I boschi del Parco del Ticino costituiscono l’ultima e la più importante area forestale della Pianura Padana. Le superfici boscate ricoprono complessivamente circa 20.000 ettari e, per continuità ed estensione, rappresentano un’eccellenza territoriale. Tale eccellenza, tuttavia, è talvolta contrapposta ad altri boschi degradati e invasi da piante esotiche a carattere infestante; questo stato di fatto deriva dalle trasformazioni sul territorio causate da mutamenti socio-economici che hanno riguardato questa porzione di territorio.

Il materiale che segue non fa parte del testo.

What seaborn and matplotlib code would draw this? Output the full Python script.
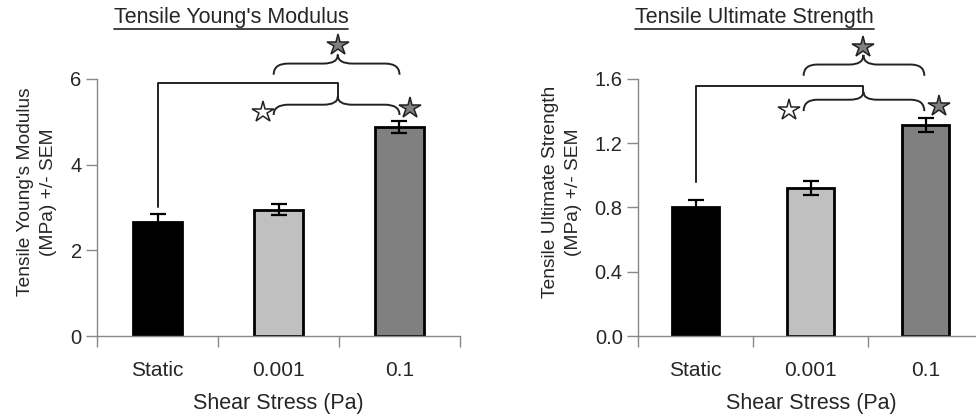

I processi di trasformazione del paesaggio agro-forestale dovuti alla crescita industriale nel secondo dopoguerra, alla meccanizzazione agricola intensiva e al massiccio espandersi della pioppicoltura contribuirono a distruggere pressoché totalmente il patrimonio forestale della pianura.
Solo con l’avvento delle Regioni (1971) e con la conseguente emanazione delle leggi forestali regionali (in Lombardia la prima legge forestale data 1976) è iniziata una fase di attenzione al ruolo e al significato dei boschi di pianura.
Con la successiva istituzione dei grandi parchi fluviali (Ticino, Adda, Lambro, Oglio, Mincio e Serio) e con la conseguente rivalutazione e valorizzazione delle aree boscate residue, sta lentamente formandosi una coscienza forestale collettiva che forse consentirà, nell’arco di alcuni decenni, di porre parzialmente rimedio agli scempi del passato.
All’epoca dell’istituzione del Parco del Ticino agli inizi degli anni ’70, i boschi avevano subito ingenti tagli, iniziati già a partire dagli anni ’40. Tali boschi risultavano già pesantemente modificati nella loro composizione floristica dalla invasione di specie esotiche, quali la robinia prima e il ciliegio tardivo poi, introdotto per favorire l’attività venatoria nell’area di brughiera e rivelatosi una delle specie più invasive dei nostri boschi.
I boschi erano poi impoveriti nella loro composizione floristica e nella loro popolazione faunistica da oltre un secolo di uso dei fuochi radenti attuato dalle Riserve di caccia e dall’abbattimento delle specie animali non ritenute interessanti per l’attività venatoria, o addirittura ritenute “nocive”. Inoltre, negli anni ’70 erano stati effettuati molti tagli e dissodamenti, spesso “a macchia di leopardo”, all’interno della foresta e sui suoli migliori, per far posto a pioppeti industriali e a nuovi coltivi. Per finire, nuove strade, cave e nuovi insediamenti abitativi, resi economicamente interessanti dalle necessità ricostruttive post belliche e dai nuovi interessi che le sostenevano, stavano alterando profondamente gli ecosistemi forestali.
Cosa fare, allora, dei residui boschi del Ticino? La prima cosa che fece il Parco fu quella di censire il patrimonio forestale sopravvissuto e di indirizzarne il governo e la gestione con l’approvazione del “Piano di settore dei boschi”. Tale Piano fu redatto per “dare un quadro di riferimento di massima per la gestione del patrimonio forestale e boschivo al fine di: salvaguardare e/o migliorare la qualità e quantità delle risorse forestali e boschive, razionalizzare gli sfruttamenti, promuovere indagini conoscitive”.
Lo scopo del piano fu quello, poi, di fornire indirizzi di lavoro per ricostruire, per quanto possibile, la foresta planiziale ticinese, non più e non solo per produrre legname ma, soprattutto, per produrre nuove forme di ricchezza per i singoli proprietari e per l’intera collettività.
I due più importanti valori che costituiscono l’anima del Parco sono le acque e i boschi; senza buone e abbondanti acque e senza boschi sani e ricchi in qualità e in quantità di specie animali e vegetali, il Parco non avrebbe ragione di esistere.